The International Finance Corporation, the private investment arm of the World Bank, quietly finalized its €100 million investment in a corporation poised to expand water privatization across Eastern Europe at the exact moment when the same approach is exploding in failure in the Philippines and elsewhere."The IFC's attempt to simply let this deal sneak onto the books is telling, considering the size and profile of the investment," says Joby Gelbspan, senior Program coordinator for Corporate Accountability International, a 33-year-old corporate watchdog organization. "The IFC may be growing less proud of an investment in water privatization when, at this very moment, the same approach in the Philippines is resulting in protests, water shortages and a deepening political crisis there."
The IFC announced June 2 its intention to double its 2009 investment proposal and make a €100 million equity investment in Veolia Voda, the Eastern European subsidiary of the world's largest private water corporation. The investment was quietly transferred to Veolia Voda on June 24, the corporation confirmed to Gelbspan, though no news release was issued by either Veolia or the World Bank. Traditionally, months pass between announcement of the IFC's intention to make such an investment and the deal's execution.
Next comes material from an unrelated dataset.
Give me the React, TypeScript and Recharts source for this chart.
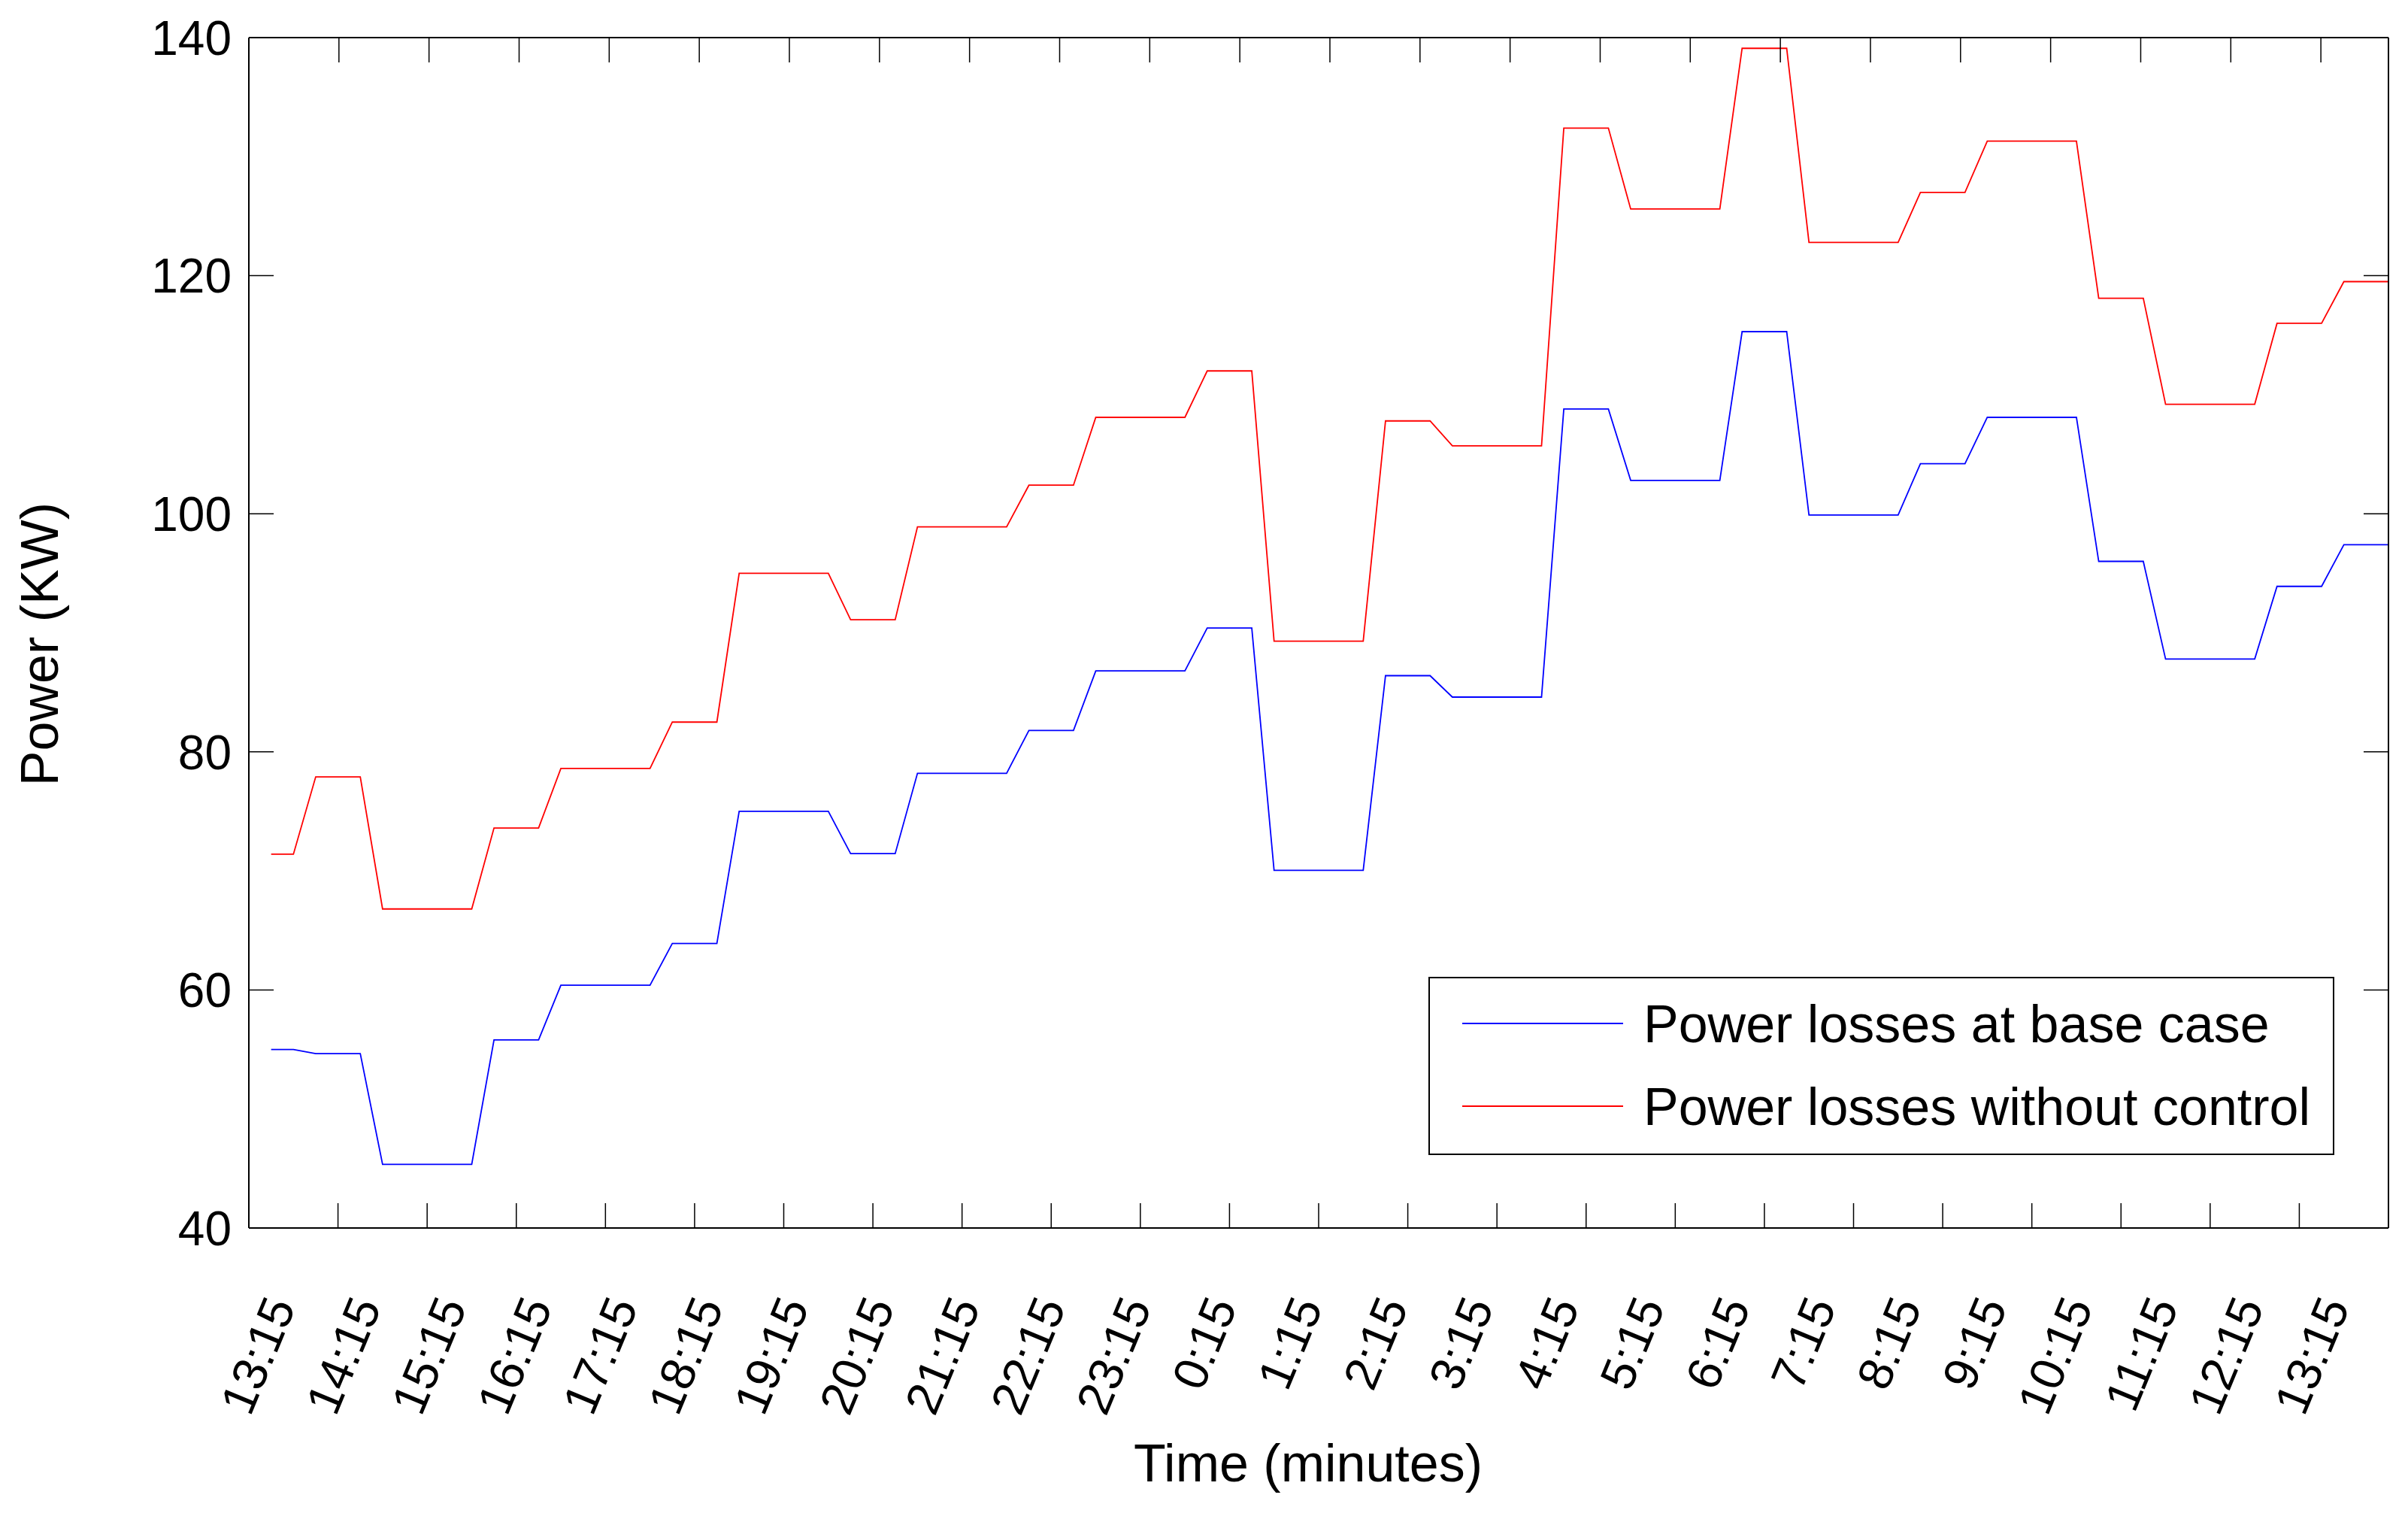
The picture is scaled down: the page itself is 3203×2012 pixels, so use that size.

The investment reflects a belief among World Bank institutions that creating access to safe drinking water in the developing world requires greater corporate control of water. By taking such a large ownership stake in Veolia Voda, however, critics charge that the IFC has created for itself a troubling financial incentive to ignore evidence that their belief is misplaced.
Despite repeated affirmations by the United Nations that access to safe water is a fundamental human right, indeed the "precursor to all other human rights," nearly a billion people still lack access to this essential resource.
A similar equity investment by the IFC in a Veolia competitor operating in the Philippines produced disastrous results for people living in and around Manila, Gelbspan says, who now face alarming water shortages. The seeds of this summer's crisis there were planted with the shift to water privatization, she says - a mistake the IFC is repeating with its investment in Veolia Voda. Numerous spokespeople in the Philippines, from water justice activists and economists to government and church officials, have spoken publicly this summer about the causal relationship between privatization and lack of sufficient water access.
"For these big water corporations, it's all profit and few pipes," Gelbspan says. "Veolia Voda has made clear it will not be investing in infrastructure to improve water access in Eastern Europe. Rather, it plans to squeeze out profits in the operation and maintenance of water systems by tightening up billing and downsizing staff. How this will bring clean drinking water reliably to more people is a mystery."